Without getting lost in the mathematics of the formulas, a $100 increase in savings would reduce the probability of a household falling into rent or mortgage delinquency by 4.6 percentage points.

“This effect is sizable,” wrote authors Emily Gallagher and Jorge Sabat, “considering the probability of falling into rent or mortgage delinquency within six months was 4.5 percent.”

The impact of $100 in extra cash on hand was even bigger in the other hardship categories the researchers looked at.

By comparison, increasing high-interest debt made less difference in the likelihood of falling into a sudden hardship, which makes sense because the households that have access to credit can use it to sidestep trouble, even if it is an expensive way to power through problems.

Ultimately, Gallagher and Sabat concluded that holding a small buffer of cash for emergencies is better than paying down high-interest debt for the stability of the household.

So while Jeff’s thinking about paying down the debt made sense, the truth is that the unexpected costs were not a true financial shock, thus they really shouldn’t qualify as something worthy of the emergency fund. Moreover, tapping the disaster funds would be unsettling to Kristen’s peace of mind about the family finances, at least until the savings is restored.

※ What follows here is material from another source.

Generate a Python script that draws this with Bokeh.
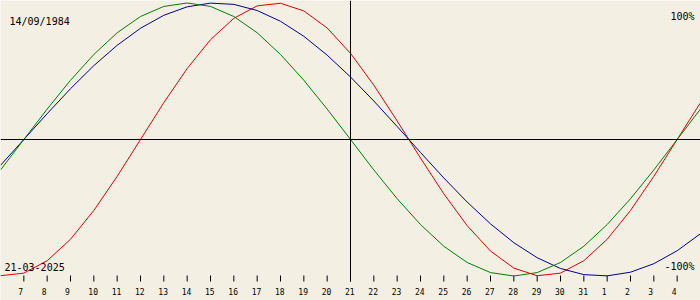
from bokeh.plotting import figure
from bokeh.models import Range1d, Span
from bokeh.core.properties import value
from bokeh.embed import file_html
from bokeh.resources import INLINE

# ---- data ----
# one point per day, 6 March 2025 .. 5 April 2025
day_index = list(range(31))
physical = [-99.8, -97.9, -88.8, -73.1, -52.0, -27.0, 0.0, 27.0, 52.0, 73.1, 88.8,
            97.9, 99.8, 94.2, 81.7, 63.1, 39.8, 13.6, -13.6, -39.8, -63.1, -81.7,
            -94.2, -99.8, -97.9, -88.8, -73.1, -52.0, -27.0, 0.0, 27.0]
emotional = [-22.3, 0.0, 22.3, 43.4, 62.3, 78.2, 90.1, 97.5, 100.0, 97.5, 90.1,
             78.2, 62.3, 43.4, 22.3, 0.0, -22.3, -43.4, -62.3, -78.2, -90.1, -97.5,
             -100.0, -97.5, -90.1, -78.2, -62.3, -43.4, -22.3, 0.0, 22.3]
intellectual = [-18.9, 0.0, 18.9, 37.2, 54.1, 69.0, 81.5, 91.0, 97.2, 99.9, 99.0,
                94.5, 86.6, 75.6, 61.8, 45.8, 28.2, 9.5, -9.5, -28.2, -45.8, -61.8,
                -75.6, -86.6, -94.5, -99.0, -99.9, -97.2, -91.0, -81.5, -69.0]
tick_index = list(range(1, 30))
tick_labels = ["7", "8", "9", "10", "11", "12", "13", "14", "15", "16", "17", "18",
               "19", "20", "21", "22", "23", "24", "25", "26", "27", "28", "29",
               "30", "31", "1", "2", "3", "4"]
today_index = 15
birth_text = "14/09/1984"
date_text = "21-03-2025"
top_text = "100%"
bottom_text = "-100%"

# ---- layout ----
W, H = 700, 300
CENTER_PX = 139.0
AMP_PX = 136.5
Y_TOP = CENTER_PX / AMP_PX * 100
Y_BOT = (CENTER_PX - H) / AMP_PX * 100
X_MAX = 30


def py(pix):
    return (CENTER_PX - pix) / AMP_PX * 100


def px(pix):
    return pix / W * X_MAX


BG = "#f3efe3"
RED = "#e00000"
GREEN = "#007f00"
BLUE = "#00008c"
FONT = value("DejaVu Sans Mono")

p = figure(width=W, height=H, output_backend="svg", toolbar_location=None,
           x_range=Range1d(0, X_MAX), y_range=Range1d(Y_BOT, Y_TOP),
           x_axis_location=None, y_axis_location=None, min_border=0,
           background_fill_color=BG, border_fill_color=BG, outline_line_color=None)
p.grid.visible = False

# axes lines
p.add_layout(Span(location=0, dimension="width", line_color="black", line_width=1))
p.segment(x0=[today_index], y0=[py(0)], x1=[today_index], y1=[py(281)],
          line_color="black", line_width=1)
p.segment(x0=tick_index, y0=py(275), x1=tick_index, y1=py(281),
          line_color="black", line_width=1)

# curves
p.line(day_index, physical, line_color=RED, line_width=1)
p.line(day_index, intellectual, line_color=BLUE, line_width=1)
p.line(day_index, emotional, line_color=GREEN, line_width=1)

# tick labels
p.text(x=tick_index, y=py(290.5), text=tick_labels, text_font=FONT,
       text_font_size="8px", text_align="left", text_baseline="alphabetic",
       x_offset=-5.5, text_color="black")

# corner texts
p.text(x=[px(9)], y=[py(21)], text=[birth_text], text_font=FONT, text_font_size="10px",
       text_align="left", text_baseline="alphabetic", text_color="black")
p.text(x=[px(4)], y=[py(266)], text=[date_text], text_font=FONT, text_font_size="10px",
       text_align="left", text_baseline="alphabetic", text_color="black")
p.text(x=[px(694)], y=[py(16)], text=[top_text], text_font=FONT, text_font_size="10px",
       text_align="right", text_baseline="alphabetic", text_color="black")
p.text(x=[px(694)], y=[py(266)], text=[bottom_text], text_font=FONT, text_font_size="10px",
       text_align="right", text_baseline="alphabetic", text_color="black")

open("out.html", "w").write(file_html(p, INLINE))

That’s precisely why personal finance isn’t always black-and-white. I could argue both sides of this argument with equal conviction. Kristen felt vindicated by the discussion, but Jeff was unchanged in thinking, correctly, that the math would be most favorable if he reduced the debt and then rebuilt the savings.

Ultimately, however, the “right” call in these situations depends on someone’s dedication to completing the tasks — actually paying off the debt/rebuilding the savings rather than letting other situations get in the way — along with personal circumstances and maybe a bit of luck in avoiding common troubles. In all cases, agreeing to a course of action and seeing it through will deliver the best results in the end.